Com isso, e seguindo a visão de Moita Lopes (2005: 56), conclui-se que a atividade proposta pelo manual Prisma Progresa pauta-se numa visão monocultural e homogeneizante da população espanhola. Para o teórico “Os materiais didáticos ainda são monoculturais e dão conta de uma cultura de aeroporto, como um pacote onde se apagam as contradições (...)”. O que queremos fornecer quando falamos de cultura aos nossos alunos? Um bibelô de aeroporto ou a possibilidade de problematizar práticas e abordar diferenças? Seguimos com os nossos fazeres....

Referências bibliográficas
MOITA LOPES, L. P. Ensino de inglês como espaço de embates culturais e de políticas da diferença. In: GIMENEZ, T, JORDÃO, C, ANDREOTTI, V. (org.) Perspectivas educacionais e ensino de inglês na escola pública. Pelotas: Educart, 2005, p. 49-67.
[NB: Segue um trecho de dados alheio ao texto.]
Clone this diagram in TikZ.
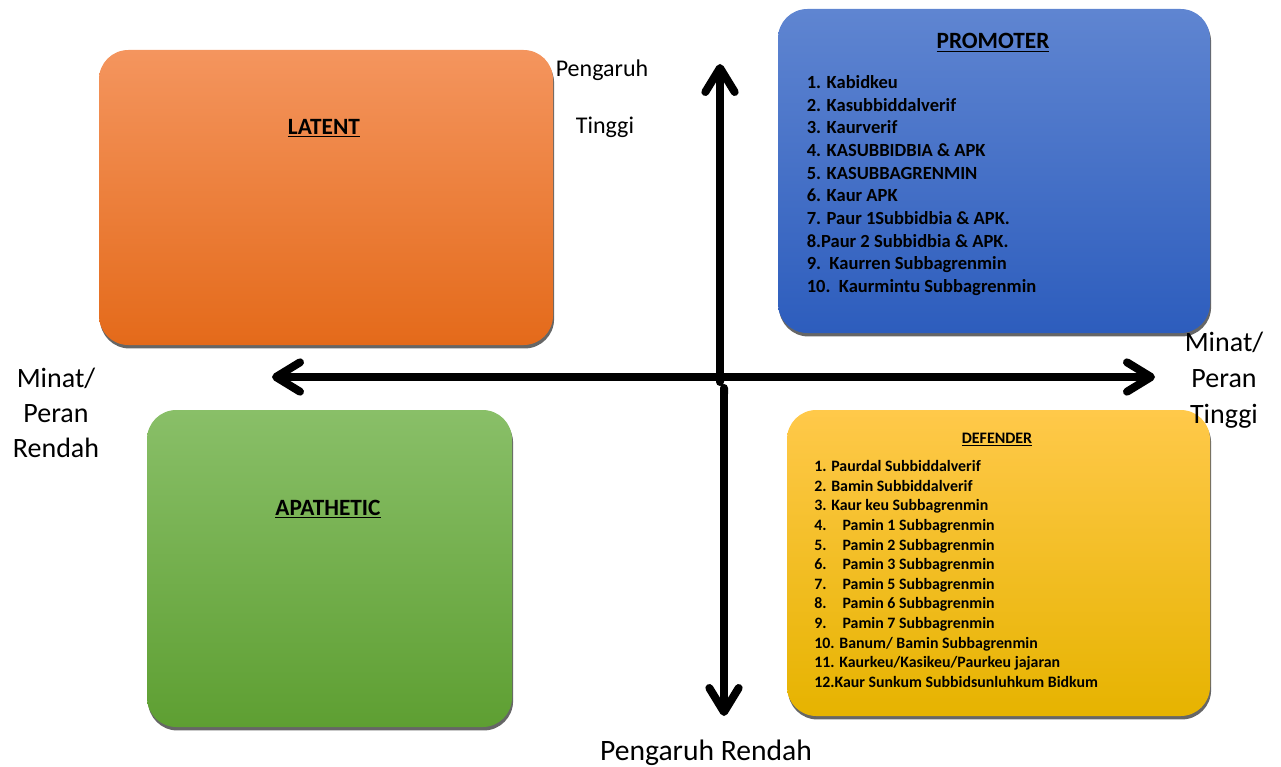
\documentclass[tikz,border=0pt]{standalone}
\usepackage{fontspec}
\setmainfont{Carlito}
\usetikzlibrary{arrows.meta, positioning, shadows}
\definecolor{latentTop}{HTML}{F4955E}
\definecolor{latentBot}{HTML}{E46A1A}
\definecolor{promoTop}{HTML}{5F85D1}
\definecolor{promoBot}{HTML}{2D5DBD}
\definecolor{apaTop}{HTML}{89BF68}
\definecolor{apaBot}{HTML}{5E9F32}
\definecolor{defTop}{HTML}{FFC94A}
\definecolor{defBot}{HTML}{E6B300}

\begin{document}
\begin{tikzpicture}[x=0.75pt, y=-0.75pt,
    quad/.style={rounded corners=22pt, inner sep=0pt,
        drop shadow={shadow xshift=0.8pt, shadow yshift=-2.6pt, fill=black!60, opacity=1}},
    quadTitle/.style={anchor=base, font=\bfseries\fontsize{17.5}{20}\selectfont},
    axisArrow/.style={line width=6pt, {Straight Barb[length=18pt, width=22pt, round]}-{Straight Barb[length=18pt, width=22pt, round]}},
    axisLabel/.style={font=\fontsize{21}{26}\selectfont, align=center}]
    \useasboundingbox (0,0) rectangle (1281,767);

    % Quadrant boxes
    \node[quad, top color=latentTop, bottom color=latentBot, minimum width=340.5pt, minimum height=221.25pt] (latent) at (326,197.5) {};
    \node[quad, top color=promoTop, bottom color=promoBot, minimum width=324pt, minimum height=243pt] (promoter) at (994,171) {};
    \node[quad, top color=apaTop, bottom color=apaBot, minimum width=273.75pt, minimum height=237.75pt] (apathetic) at (329.5,568.5) {};
    \node[quad, top color=defTop, bottom color=defBot, minimum width=317.25pt, minimum height=229.5pt] (defender) at (998.5,563) {};

    % Titles
    \node[quadTitle] (latentTitle) at (324,134.5) {\underline{LATENT}};
    \node[quadTitle] (apaTitle) at (328,515.5) {\underline{APATHETIC}};
    \node[quadTitle] (promoTitle) at (993,49) {\underline{PROMOTER}};
    \node[quadTitle, font=\bfseries\fontsize{12}{14}\selectfont] (defTitle) at (997,443.3) {\underline{DEFENDER}};

    % Promoter list
    \foreach \t [count=\i] in {{1. Kabidkeu}, {2. Kasubbiddalverif}, {3. Kaurverif},
        {4. KASUBBIDBIA \& APK}, {5. KASUBBAGRENMIN}, {6. Kaur APK},
        {7. Paur 1Subbidbia \& APK.}, {8.Paur 2 Subbidbia \& APK.},
        {9.\ \ Kaurren Subbagrenmin}, {10.\ \ Kaurmintu Subbagrenmin}}
        \node[anchor=base west, inner sep=0pt, font=\bfseries\fontsize{13.9}{16}\selectfont] (promo\i) at (806.5,{88.3+22.7*(\i-1)}) {\t};

    % Defender list
    \foreach \t [count=\i] in {{1. Paurdal Subbiddalverif}, {2. Bamin Subbiddalverif},
        {3. Kaur keu Subbagrenmin}, {\makebox[21.2pt][l]{4.}Pamin 1 Subbagrenmin},
        {\makebox[21.2pt][l]{5.}Pamin 2 Subbagrenmin}, {\makebox[21.2pt][l]{6.}Pamin 3 Subbagrenmin},
        {\makebox[21.2pt][l]{7.}Pamin 5 Subbagrenmin}, {\makebox[21.2pt][l]{8.}Pamin 6 Subbagrenmin},
        {\makebox[21.2pt][l]{9.}Pamin 7 Subbagrenmin}, {10. Banum/ Bamin Subbagrenmin},
        {11. Kaurkeu/Kasikeu/Paurkeu jajaran}, {12.Kaur Sunkum Subbidsunluhkum Bidkum}}
        \node[anchor=base west, inner sep=0pt, font=\bfseries\fontsize{11.9}{14}\selectfont] (def\i) at (814,{471.7+19.6*(\i-1)}) {\t};

    % Axes
    \coordinate (left) at (272,377);
    \coordinate (right) at (1155,377);
    \coordinate (top) at (720,64);
    \coordinate (mid) at (720,386);
    \coordinate (midLow) at (724,384);
    \coordinate (bottom) at (724,716);
    \draw[axisArrow, {Round Cap}-{Straight Barb[length=18pt, width=22pt, round]}] (mid) -- (top);
    \draw[axisArrow, {Round Cap}-{Straight Barb[length=18pt, width=22pt, round]}] (midLow) -- (bottom);
    \draw[axisArrow] (left) -- (right);

    % Axis labels
    \node[anchor=base, font=\fontsize{18}{20}\selectfont] (highTop) at (602,76.7) {Pengaruh};
    \node[anchor=base, font=\fontsize{18}{20}\selectfont] (highTop2) at (605,133) {Tinggi};
    \node[anchor=base, font=\fontsize{22.2}{24}\selectfont] (lowBottom) at (706,760) {Pengaruh Rendah};
    \node[axisLabel] (lowLeft) at (56,413) {Minat/\\Peran\\Rendah};
    \node[axisLabel, font=\fontsize{21}{27}\selectfont] (highRight) at (1224,380) {Minat/\\Peran\\Tinggi};
\end{tikzpicture}
\end{document}
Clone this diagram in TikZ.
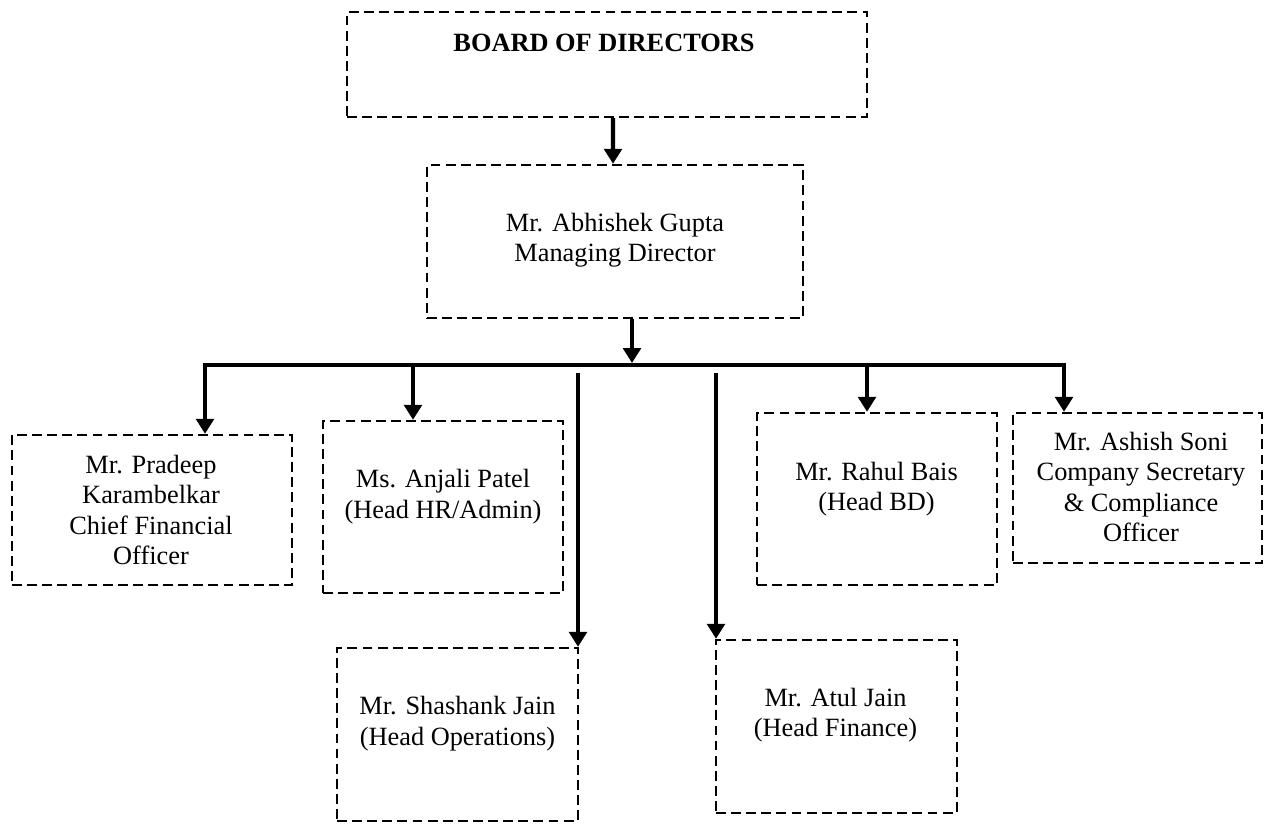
\documentclass[tikz,border=0pt]{standalone}
\usepackage{fontspec}
\setmainfont{Liberation Serif}
\usetikzlibrary{arrows.meta}

\tikzstyle{org_style}=[x=0.02cm, y=-0.02cm,
  box/.style={rectangle, draw, line width=1.4pt, dash pattern=on 5.6pt off 3pt},
  txt/.style={align=center, inner sep=0pt, font=\fontsize{15}{17.4}\selectfont},
  title/.style={txt, font=\fontsize{15}{17.4}\selectfont\bfseries},
  branch/.style={-{Triangle[width=10pt,length=8.5pt]}, line width=2.4pt},
  bar/.style={line width=2.4pt},
  shadow/.style={draw=gray!55, line width=2.2pt, yshift=-2pt}]

\begin{document}
\begin{tikzpicture}[org_style]
    \useasboundingbox (0,0) rectangle (1266,823);

    % Draw the board and the managing director
    \node[box, minimum width=10.4cm, minimum height=2.1cm] (bod) at (607,64.5) {};
    \node[title] (bod-txt) at (604,43) {BOARD OF DIRECTORS};

    \node[box, minimum width=7.52cm, minimum height=3.06cm] (md) at (615,241.5) {};
    \node[txt] (md-txt) at (615,240) {Mr. Abhishek Gupta\\Managing Director};

    % Draw the heads
    \node[box, minimum width=5.6cm, minimum height=3cm] (cfo) at (152,510) {};
    \node[txt] (cfo-txt) at (151,510) {Mr. Pradeep\\Karambelkar\\Chief Financial\\Officer};

    \node[box, minimum width=4.8cm, minimum height=3.44cm] (hr) at (443,507) {};
    \node[txt] (hr-txt) at (443,496.5) {Ms. Anjali Patel\\(Head HR/Admin)};

    \node[box, minimum width=4.82cm, minimum height=3.46cm] (ops) at (457.5,734.5) {};
    \node[txt] (ops-txt) at (457.5,723.5) {Mr. Shashank Jain\\(Head Operations)};

    \node[box, minimum width=4.82cm, minimum height=3.46cm] (fin) at (836.5,726.5) {};
    \node[txt] (fin-txt) at (835.5,715) {Mr. Atul Jain\\(Head Finance)};

    \node[box, minimum width=4.8cm, minimum height=3.44cm] (bd) at (877,499) {};
    \node[txt] (bd-txt) at (876.5,489) {Mr. Rahul Bais\\(Head BD)};

    \node[box, minimum width=4.98cm, minimum height=3cm] (cs) at (1137.5,488) {};
    \node[txt] (cs-txt) at (1141,487) {Mr. Ashish Soni\\Company Secretary\\\& Compliance\\Officer};

    % The bar with its shadow
    \coordinate (bar-l) at (203,365);
    \coordinate (bar-r) at (1066,365);
    \draw[shadow] (bar-l) -- (bar-r);
    \draw[bar] (bar-l) -- (bar-r);

    % Connect board -> md -> bar
    \draw[branch] ([xshift=0.12cm]bod.south) -- ([xshift=-0.04cm]md.north);
    \coordinate (J-md) at (632,363);
    \draw[branch] (md.south -| J-md) -- (J-md);

    % Connect the bar with every head
    \foreach \dest / \x in {cfo/205, hr/413, bd/867, cs/1064}
    {
        \coordinate (J-\dest) at (\x,363);
        \draw[branch] (J-\dest) -- (\dest.north -| J-\dest);
    }
    % these two start just under the bar
    \foreach \dest / \x in {ops/578, fin/716}
    {
        \coordinate (J-\dest) at (\x,373);
        \draw[branch] (J-\dest) -- (\dest.north -| J-\dest);
    }

\end{tikzpicture}
\end{document}
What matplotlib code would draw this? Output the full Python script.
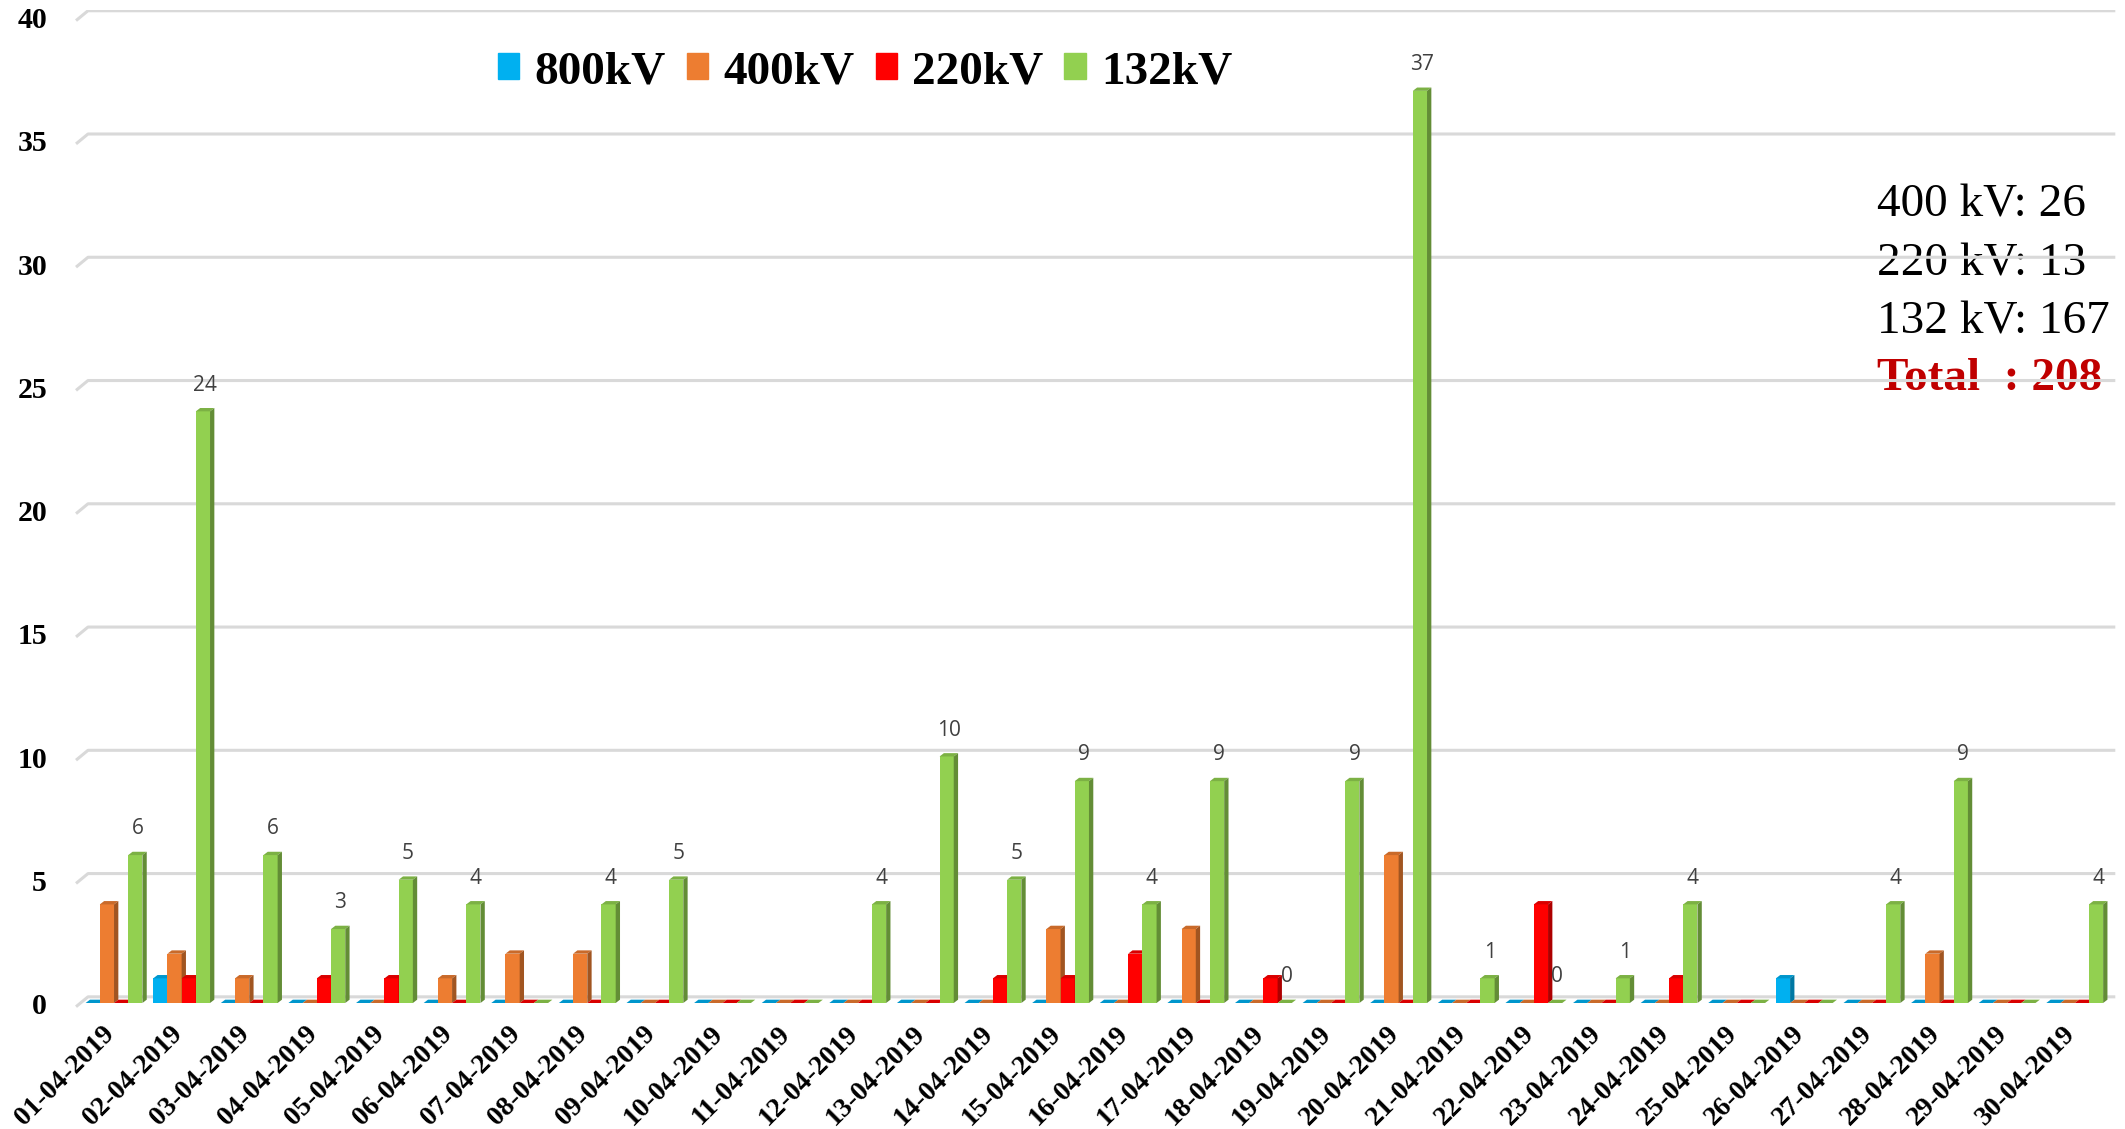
import numpy as np
import matplotlib.pyplot as plt
from matplotlib.patches import Polygon, Rectangle
from matplotlib.colors import to_rgb

dates = ['%02d-04-2019' % d for d in range(1, 31)]
kv800 = [0, 1, 0, 0, 0, 0, 0, 0, 0, 0, 0, 0, 0, 0, 0,
         0, 0, 0, 0, 0, 0, 0, 0, 0, 0, 1, 0, 0, 0, 0]
kv400 = [4, 2, 1, 0, 0, 1, 2, 2, 0, 0, 0, 0, 0, 0, 3,
         0, 3, 0, 0, 6, 0, 0, 0, 0, 0, 0, 0, 2, 0, 0]
kv220 = [0, 1, 0, 1, 1, 0, 0, 0, 0, 0, 0, 0, 0, 1, 1,
         2, 0, 1, 0, 0, 0, 4, 0, 1, 0, 0, 0, 0, 0, 0]
kv132 = [6, 24, 6, 3, 5, 4, 0, 4, 5, 0, 0, 4, 10, 5, 9,
         4, 9, 0, 9, 37, 1, 0, 1, 4, 0, 0, 4, 9, 0, 4]
# zero-valued 132kV days that still carry a value label
zero_labels = ['18-04-2019', '22-04-2019']

names = ['800kV', '400kV', '220kV', '132kV']
colors = ['#00B0F0', '#ED7D31', '#FF0000', '#92D050']
series = [kv800, kv400, kv220, kv132]

W, H = 2125, 1129
fig = plt.figure(figsize=(W / 100, H / 100), dpi=100)
ax = fig.add_axes([70 / W, 1 - 1010 / H, 2048 / W, 1000 / H])
ax.set_xlim(-0.651, 29.64)
ax.set_ylim(-0.284, 40.28)
ax.axis('off')

x = np.arange(len(dates))
bw = 0.21           # bar front width
dx, dy = 0.064, 0.135  # depth of the 3d faces

# gridlines with a slanted left end (floor perspective)
for v in range(0, 41, 5):
    ax.plot([-0.562, -0.385, 29.6], [v - 0.15, v + 0.25, v + 0.25],
            color='#D9D9D9', lw=2.2, zorder=1, solid_capstyle='butt')
    ax.text(-0.991, v - 0.15, str(v), ha='right', va='center',
            fontsize=21.5, fontweight='bold', family='Liberation Serif')

for k, (vals, c) in enumerate(zip(series, colors)):
    xs = x + (k - 1.5) * bw
    rgb = np.array(to_rgb(c))
    top_c, side_c = rgb * 0.85, rgb * 0.68
    ax.bar(xs, vals, width=bw, color=c, zorder=2 + k)
    for xi, v in zip(xs, vals):
        x0, x1 = xi - bw / 2, xi + bw / 2
        ax.add_patch(Polygon([(x0, v), (x1, v), (x1 + dx, v + dy), (x0 + dx, v + dy)],
                             closed=True, color=top_c, lw=0, zorder=2 + k))
        ax.add_patch(Polygon([(x1, 0), (x1 + dx, dy), (x1 + dx, v + dy), (x1, v)],
                             closed=True, color=side_c, lw=0, zorder=2 + k))

# value labels on the 132kV bars
for xi, v, d in zip(x + 1.5 * bw, kv132, dates):
    if v > 0 or d in zero_labels:
        ax.text(xi + dx / 2, v + 1.06, str(v), ha='center', va='center',
                fontsize=15, color='#404040', family='Open Sans', zorder=10)

# date labels
for xi, d in zip(x, dates):
    ax.text(xi - 0.05, -1.1, d, rotation=45, ha='right', va='center',
            rotation_mode='anchor', fontsize=20, fontweight='bold',
            family='Liberation Serif', clip_on=False)

handles = [Rectangle((0, 0), 1, 1, color=c) for c in colors]
ax.legend(handles, names, ncol=4, loc='center',
          bbox_to_anchor=(865 / W, 1 - 72 / H), bbox_transform=fig.transFigure,
          frameon=False, prop=dict(family='Liberation Serif', weight='bold', size=34),
          handlelength=0.45, handleheight=0.45, handletextpad=0.32,
          columnspacing=0.45)

# monthly totals, drawn under the gridlines
tot = [('400 kV: %d' % sum(kv400), 205), ('220 kV: %d' % sum(kv220), 264),
       ('132 kV: %d' % sum(kv132), 322)]
for s, yp in tot:
    ax.text(1877 / W, 1 - yp / H, s, transform=fig.transFigure, ha='left',
            va='center', fontsize=34, family='Liberation Serif', zorder=0.5)
grand = sum(kv800) + sum(kv400) + sum(kv220) + sum(kv132)
ax.text(1877 / W, 1 - 379 / H, 'Total  : %d' % grand, transform=fig.transFigure,
        ha='left', va='center', fontsize=34, fontweight='bold', color='#C00000',
        family='Liberation Serif', zorder=0.5)

fig.savefig('out.png', dpi=100)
RAJAGOPALAN, Kanavillil. “Língua estrangeira e auto-estima”. In: ______.
Por uma lingüística crítica: linguagem, identidade e questão ética. São Paulo: Parábola
2003, p. 65-70.
SEMPRINI, A. O nó górdio epistemológico. In:______. Multiculturalismo.
Bauru, S.P.: EDUSC, 1999, p.81-96.



[1] BLANCO,Maria Cristina. Prisma Progresa: método de español para extranjeros – nível B1. Madrid: Edinumen, 2010.
[2] O questionário encontra-se no anexo deste trabalho. Foram recortadas algumas  questões  com o objetivo de relacionar as teorias apresentadas durante o curso de “Elementos culturais no ensino de línguas estrangeiras” às perguntas , alternativas e ao enunciado propostos na atividade.